STONE FRUIT SHRIKHAND
Stone Fruit season is really my absolute favorite fruit season. I love the abundance of peaches, nectarines, apricots and cherries. They are called stone fruit, because they all have the seed aka stone in the middle. There are varieties of each of these fruits. Living in Northern California, we are lucky to have a huge abundance of them around us. We have several farms that are located around us, within a 50 mile radius where we can go and pick them. It is a great activity for young kids and adults alike, and something that I love doing with my family as well!
Growing up Shrikhand and puri was a favorite meal at home. It was a special meal that mom would make for us on a Sunday. She would make different kinds of Shrikhands in different fruit seasons. She would make mango shrikhand in mango season, strawberry shrikhand in strawberry season and so on and so forth.
WHAT IS SHRIKHAND?
Shrikhand is basically hung yogurt, that is sweetened with sugar, and spiced up with cardamom and saffron. The yogurt or curd made in India has a ton of water content, and it needs to be strained out of the excess water.
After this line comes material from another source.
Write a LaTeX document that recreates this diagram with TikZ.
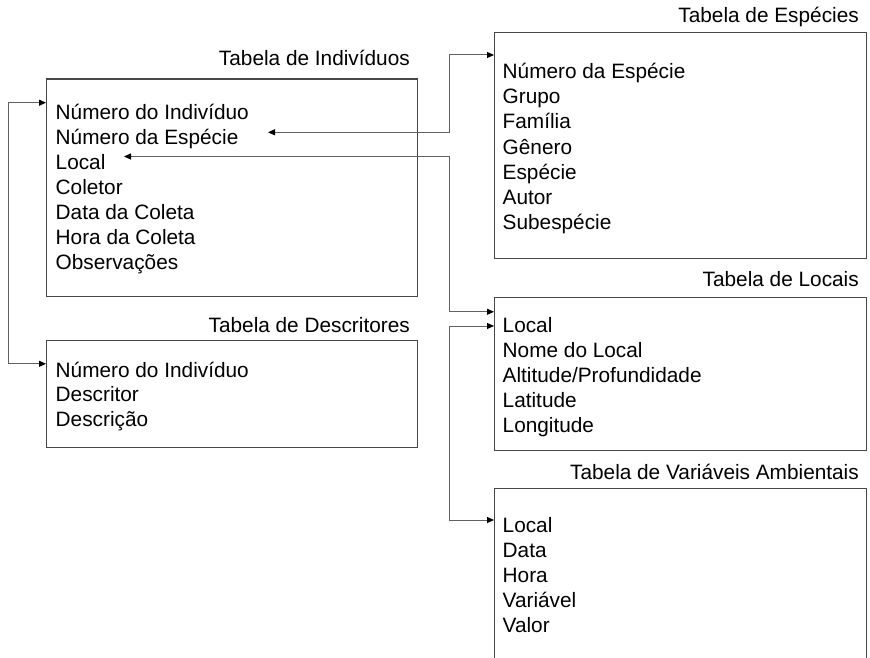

The best way to do this is to put the yogurt/curd in a muslin cloth, twist it, and hang it over the sink(how my mom used to do it), and let the excess water drain out to get a beautiful thick hung yogurt.
Basic Ingredients in Shrikhand are:
– Greek yogurt: We are pretty lucky in that we get Greek yogurt here in the United States, and it is pretty thick to begin with. I do love the Trader Joe’s brand the best, and that is what I usually get for my daily consumption. I still strain the excess water out of the Greek yogurt to get a nice thick consistency.
– Sifted Confectioner’s sugar: In India you get kadhi saakar(or unfiltered sugar chunks), which my mom used to grind in a high speed blender, to get a fine powder, which she would put in the shrikhand. The taste of that shrikhand is pretty unique and absolutely sublime, and beautiful. Here I use confectioner’s sugar, which has to be sifted, else you will get lumps in the shrikhand.
– Freshly ground cardamom and nutmeg: I use freshly ground cardamom in a mortar and pestle, because I love the taste and a tiny bite to the cardamom when I have my shrikhand. This is personal preference but the way I like it the best. Freshly ground nutmeg is not common in shrikhand but something that my mom would do to enhance the taste of the already delicious shrikhand.
– Saffron: Saffron needs to be put in warm milk for its color to bloom, and that color gives, the pretty slight orange hue to the shrikhand, along with its floral, royal taste.
I added stone fruit puree to this shrikhand, because of my love for yogurt and stone fruits! I add tiny pieces to it, just like my mom did with any fruit shrikhand.
My final garnish is with thinly sliced pistachios and almonds. I do not roast these nuts. They are best unsalted and unroasted. I thinly slice them with a pairing knife. It gives that beautiful texture to the shrikhand. I also sprinkle a bit of saffron on the top.
HOW TO STORE THE SHRIKHAND?
You can store the shrikhand in the plate, after it is garnished, wrap in a plastic wrap, and chill in the fridge for a couple of hours before serving.
You can also make it 2 days in advance(before garnish), store it in an air tight container. Plate it and garnish, just before serving.